Roots and early practice

Madurese song traditions developed in village, market, and ceremonial settings on Madura Island and in Madurese diaspora communities across East Java. Oral transmission sustained strophic folk songs, lullabies, work songs, and celebratory pieces tied to life-cycle events and communal festivities—including the famous bull-racing season (karapan sapi). The saronen shawm ensemble became emblematic for processions and outdoor celebrations, while poetic singing connected to regional macapat (tembang) meters reflected deeper links to the wider Javanese cultural sphere.

20th‑century media and regional modernity

With the spread of radio, cassette culture, and state cultural programming in the mid–late 20th century, Madurese songs began to be recorded and circulated beyond local settings. Musicians and ensembles adapted folk repertoire for stage and studio, incorporating guitars, keyboards, and drum kits alongside rebana and small gong–drum units. Urban popular currents—especially keroncong and later dangdut—began to shape arrangements, meters, and harmonic pacing, creating a recognizable regional pop strand still rooted in Madurese melody and language.

Contemporary fusions and digital era

Since the 1990s and 2000s, dangdut (including koplo variants) and Indonesian pop aesthetics have further informed Lagu Madura recordings, yielding danceable versions of folk standards and new songs in Madurese. Digital platforms (VCD/DVD, then YouTube and streaming) amplified circulation across the Madurese diaspora, inspiring studio acts and semi-professional community ensembles alike. Today, the repertoire lives in parallel: traditional saronen-led processional music and poetic singing remain central to ritual and festival life, while modern band and dangdut arrangements bring Madurese language and melody into nationwide popular channels.

How to make a track in this genre

Scales, melody, and vocal delivery
•   Use pentatonic/modal material associated with Javanese–Madura practice (sléndro- and pelog-like pitch collections).
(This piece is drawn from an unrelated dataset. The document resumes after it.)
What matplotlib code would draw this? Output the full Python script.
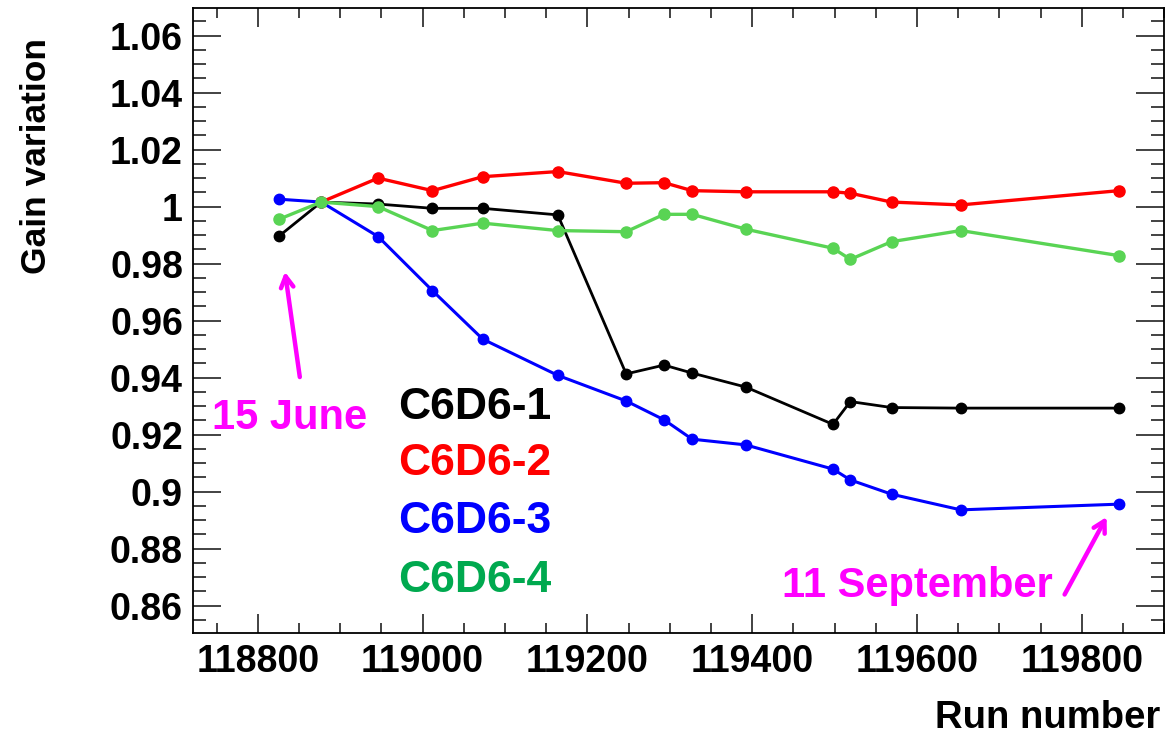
import matplotlib.pyplot as plt
from matplotlib.ticker import MultipleLocator, FuncFormatter

# run numbers of the gain measurements
runs = [118826, 118877, 118946, 119012, 119073, 119164, 119247, 119293,
        119327, 119392, 119498, 119519, 119569, 119653, 119845]

gain_1 = [0.9897, 1.0016, 1.0009, 0.9994, 0.9994, 0.9971, 0.9413, 0.9444,
          0.9416, 0.9367, 0.9236, 0.9316, 0.9295, 0.9293, 0.9293]
# C6D6-2 has no point at the first run
gain_2 = [1.0016, 1.0100, 1.0056, 1.0105, 1.0123, 1.0082, 1.0084,
          1.0056, 1.0052, 1.0052, 1.0047, 1.0016, 1.0006, 1.0056]
gain_3 = [1.0026, 1.0016, 0.9895, 0.9705, 0.9535, 0.9408, 0.9318, 0.9252,
          0.9184, 0.9164, 0.9079, 0.9041, 0.8991, 0.8936, 0.8956]
gain_4 = [0.9956, 1.0016, 1.0000, 0.9916, 0.9942, 0.9916, 0.9912, 0.9973,
          0.9973, 0.9921, 0.9854, 0.9815, 0.9877, 0.9916, 0.9828]

detectors = ['C6D6-1', 'C6D6-2', 'C6D6-3', 'C6D6-4']
line_colors = ['black', '#ff0000', '#0000ff', '#59d454']
text_colors = ['black', '#ff0000', '#0000ff', '#00a94f']

plt.rcParams['font.family'] = ['Liberation Sans', 'DejaVu Sans']
plt.rcParams['font.weight'] = 'bold'

fig = plt.figure(figsize=(11.67, 7.38), dpi=100)
ax = fig.add_axes([0.1651, 0.1427, 0.8326, 0.8461])

ax.plot(runs, gain_1, color=line_colors[0], lw=2, marker='o', ms=7.5, zorder=3)
ax.plot(runs[1:], gain_2, color=line_colors[1], lw=2.4, marker='o', ms=8, zorder=3)
ax.plot(runs, gain_3, color=line_colors[2], lw=2.2, marker='o', ms=7.5, zorder=3)
ax.plot(runs, gain_4, color=line_colors[3], lw=2.4, marker='o', ms=8, zorder=3)

ax.set_xlim(118721, 119900)
ax.set_ylim(0.8505, 1.0696)

ax.xaxis.set_major_locator(MultipleLocator(200))
ax.xaxis.set_minor_locator(MultipleLocator(50))
ax.yaxis.set_major_locator(MultipleLocator(0.02))
ax.yaxis.set_minor_locator(MultipleLocator(0.005))
ax.yaxis.set_major_formatter(FuncFormatter(lambda v, p: '%g' % round(v, 3)))

ax.tick_params(which='both', direction='in', top=True, right=True,
               labelsize=27, width=1.2, color='#222222')
ax.tick_params(axis='x', which='major', length=13.5, pad=8)
ax.tick_params(axis='x', which='minor', length=7.2)
ax.tick_params(axis='y', which='major', length=20, pad=7)
ax.tick_params(axis='y', which='minor', length=9.6)
for lab in ax.get_xticklabels() + ax.get_yticklabels():
    lab.set_fontweight('bold')
for sp in ax.spines.values():
    sp.set_linewidth(1.3)

fig.text(1160 / 1167, 1 - 728 / 738, 'Run number', fontsize=27.5,
         fontweight='bold', ha='right', va='baseline')
fig.text(37 / 1167, 1 - 38 / 738, 'Gain variation', fontsize=25.5,
         fontweight='bold', rotation=90, ha='center', va='top')

# detector labels
label_y = [0.9255, 0.9059, 0.8855, 0.8648]
for name, col, yy in zip(detectors, text_colors, label_y):
    ax.text(118970, yy, name, color=col, fontsize=32, fontweight='bold',
            va='baseline', ha='left')

# date annotations
ax.annotate('', xy=(118833, 0.9771), xytext=(118851, 0.9402),
            arrowprops=dict(arrowstyle='->,head_length=0.8,head_width=0.45',
                            color='#ff00ff', lw=3.2, shrinkA=0, shrinkB=0))
ax.text(118745, 0.922, '15 June', color='#ff00ff', fontsize=30,
        fontweight='bold', va='baseline', ha='left')
ax.annotate('', xy=(119830, 0.8911), xytext=(119779, 0.8639),
            arrowprops=dict(arrowstyle='->,head_length=0.8,head_width=0.45',
                            color='#ff00ff', lw=3.2, shrinkA=0, shrinkB=0))
ax.text(119436, 0.863, '11 September', color='#ff00ff', fontsize=30,
        fontweight='bold', va='baseline', ha='left')

fig.savefig('out.png', dpi=100)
Keep melodies stepwise with ornamental turns and appoggiaturas. •   Prioritize clear, expressive vocal lines in the Madurese language. Employ gentle portamento, melisma at cadences, and antiphonal exchanges (soloist vs. chorus or instrument).
Rhythm and form
•   Build songs in strophic couplets with refrains; common meters are 4/4 or 2/4 with cyclical percussion patterns. •   For processional/celebratory pieces, set brisk tempos (≈120–160 BPM) with interlocking drum patterns and saronen calls. For lyrical pieces, moderate (≈70–110 BPM) with a steady frame-drum pulse and sparse instrumental fills.
Instrumentation
•   Traditional nucleus: saronen (double-reed shawm), kendang (drums), small gongs/kempul, keprak/kempyang, and rebana frame drums for devotional/social songs. •   Modern/studio strand: add electric bass, rhythm guitar (muted offbeats work well), keyboard for sustained pads or pentatonic ostinati, and a drum kit that references dangdut backbeats and tom-led fills.
Harmony and texture
•   Keep harmony sparse; drone or pedal points under a modal melody are idiomatic. If harmonizing, use parallel 3rds/4ths sparingly and cadential V–i or IV–V gestures adapted to the mode. •   Feature call-and-response between saronen and voice, or voice and chorus. Use interludes where saronen states or ornaments the main tune.
Lyrics and themes
•   Write in Madurese, focusing on love, longing, seafaring and migration, pastoral life (cattle, fields), moral reflection, and festivity (weddings, bull racing, market days). •   Use vivid imagery and proverbial turns; repeat key lines as refrains to anchor communal singing.
Arrangement tips
•   Open with a short saronen solo or drum call, then enter voice. Alternate verses and instrumental breaks; end with a ritard and final ornamental cadence. •   For a dangdut-inflected version, keep the folk melody intact but tighten the groove (kick on 1 & 3, snare on 2 & 4 with tom fills), add bass ostinato, and punctuate phrases with keyboard stabs in the mode.